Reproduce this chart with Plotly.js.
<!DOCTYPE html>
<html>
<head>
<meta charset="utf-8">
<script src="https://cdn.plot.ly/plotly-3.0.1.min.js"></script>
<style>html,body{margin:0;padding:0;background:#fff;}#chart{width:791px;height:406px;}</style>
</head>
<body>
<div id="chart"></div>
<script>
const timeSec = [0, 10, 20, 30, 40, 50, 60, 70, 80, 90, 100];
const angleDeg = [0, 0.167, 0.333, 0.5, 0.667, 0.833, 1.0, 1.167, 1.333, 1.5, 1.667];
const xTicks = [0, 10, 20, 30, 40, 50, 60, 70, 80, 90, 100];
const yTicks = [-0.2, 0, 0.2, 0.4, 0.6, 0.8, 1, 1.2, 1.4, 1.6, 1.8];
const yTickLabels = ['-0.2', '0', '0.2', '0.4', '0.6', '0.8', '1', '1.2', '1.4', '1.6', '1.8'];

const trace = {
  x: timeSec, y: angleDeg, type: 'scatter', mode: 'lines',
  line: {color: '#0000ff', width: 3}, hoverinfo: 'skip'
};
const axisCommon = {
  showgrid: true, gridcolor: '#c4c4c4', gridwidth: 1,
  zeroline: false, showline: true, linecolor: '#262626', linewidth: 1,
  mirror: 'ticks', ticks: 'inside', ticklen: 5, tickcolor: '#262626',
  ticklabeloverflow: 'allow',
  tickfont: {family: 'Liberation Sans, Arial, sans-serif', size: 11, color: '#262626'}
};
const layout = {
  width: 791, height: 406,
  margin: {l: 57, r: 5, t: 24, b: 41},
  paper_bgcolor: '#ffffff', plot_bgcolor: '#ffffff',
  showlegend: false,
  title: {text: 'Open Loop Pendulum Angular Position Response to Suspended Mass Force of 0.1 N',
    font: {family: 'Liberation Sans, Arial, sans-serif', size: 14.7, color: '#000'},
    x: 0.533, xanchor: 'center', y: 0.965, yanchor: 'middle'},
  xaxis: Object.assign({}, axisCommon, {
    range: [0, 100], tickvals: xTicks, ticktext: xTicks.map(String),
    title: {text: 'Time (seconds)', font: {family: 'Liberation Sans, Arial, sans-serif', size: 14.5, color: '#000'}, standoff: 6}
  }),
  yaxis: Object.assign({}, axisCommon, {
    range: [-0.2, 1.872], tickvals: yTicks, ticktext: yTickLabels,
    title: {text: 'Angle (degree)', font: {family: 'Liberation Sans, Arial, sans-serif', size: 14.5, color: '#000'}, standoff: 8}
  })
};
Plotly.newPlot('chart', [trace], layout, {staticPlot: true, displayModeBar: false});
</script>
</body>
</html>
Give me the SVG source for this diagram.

+ + + + + + +

Repeat the entries above exactly, leaving nothing out.

### WRITTEN SOLUTION
Reproduce this chart with Plotly.js.
<!DOCTYPE html>
<html>
<head>
<meta charset="utf-8">
<script src="https://cdn.plot.ly/plotly-3.0.1.min.js"></script>
<style>html,body{margin:0;padding:0;background:#fff;}#chart{width:791px;height:406px;}</style>
</head>
<body>
<div id="chart"></div>
<script>
const timeSec = [0, 10, 20, 30, 40, 50, 60, 70, 80, 90, 100];
const angleDeg = [0, 0.167, 0.333, 0.5, 0.667, 0.833, 1.0, 1.167, 1.333, 1.5, 1.667];
const xTicks = [0, 10, 20, 30, 40, 50, 60, 70, 80, 90, 100];
const yTicks = [-0.2, 0, 0.2, 0.4, 0.6, 0.8, 1, 1.2, 1.4, 1.6, 1.8];
const yTickLabels = ['-0.2', '0', '0.2', '0.4', '0.6', '0.8', '1', '1.2', '1.4', '1.6', '1.8'];

const trace = {
  x: timeSec, y: angleDeg, type: 'scatter', mode: 'lines',
  line: {color: '#0000ff', width: 3}, hoverinfo: 'skip'
};
const axisCommon = {
  showgrid: true, gridcolor: '#c4c4c4', gridwidth: 1,
  zeroline: false, showline: true, linecolor: '#262626', linewidth: 1,
  mirror: 'ticks', ticks: 'inside', ticklen: 5, tickcolor: '#262626',
  ticklabeloverflow: 'allow',
  tickfont: {family: 'Liberation Sans, Arial, sans-serif', size: 11, color: '#262626'}
};
const layout = {
  width: 791, height: 406,
  margin: {l: 57, r: 5, t: 24, b: 41},
  paper_bgcolor: '#ffffff', plot_bgcolor: '#ffffff',
  showlegend: false,
  title: {text: 'Open Loop Pendulum Angular Position Response to Suspended Mass Force of 0.1 N',
    font: {family: 'Liberation Sans, Arial, sans-serif', size: 14.7, color: '#000'},
    x: 0.533, xanchor: 'center', y: 0.965, yanchor: 'middle'},
  xaxis: Object.assign({}, axisCommon, {
    range: [0, 100], tickvals: xTicks, ticktext: xTicks.map(String),
    title: {text: 'Time (seconds)', font: {family: 'Liberation Sans, Arial, sans-serif', size: 14.5, color: '#000'}, standoff: 6}
  }),
  yaxis: Object.assign({}, axisCommon, {
    range: [-0.2, 1.872], tickvals: yTicks, ticktext: yTickLabels,
    title: {text: 'Angle (degree)', font: {family: 'Liberation Sans, Arial, sans-serif', size: 14.5, color: '#000'}, standoff: 8}
  })
};
Plotly.newPlot('chart', [trace], layout, {staticPlot: true, displayModeBar: false});
</script>
</body>
</html>
Give me the SVG source for this diagram.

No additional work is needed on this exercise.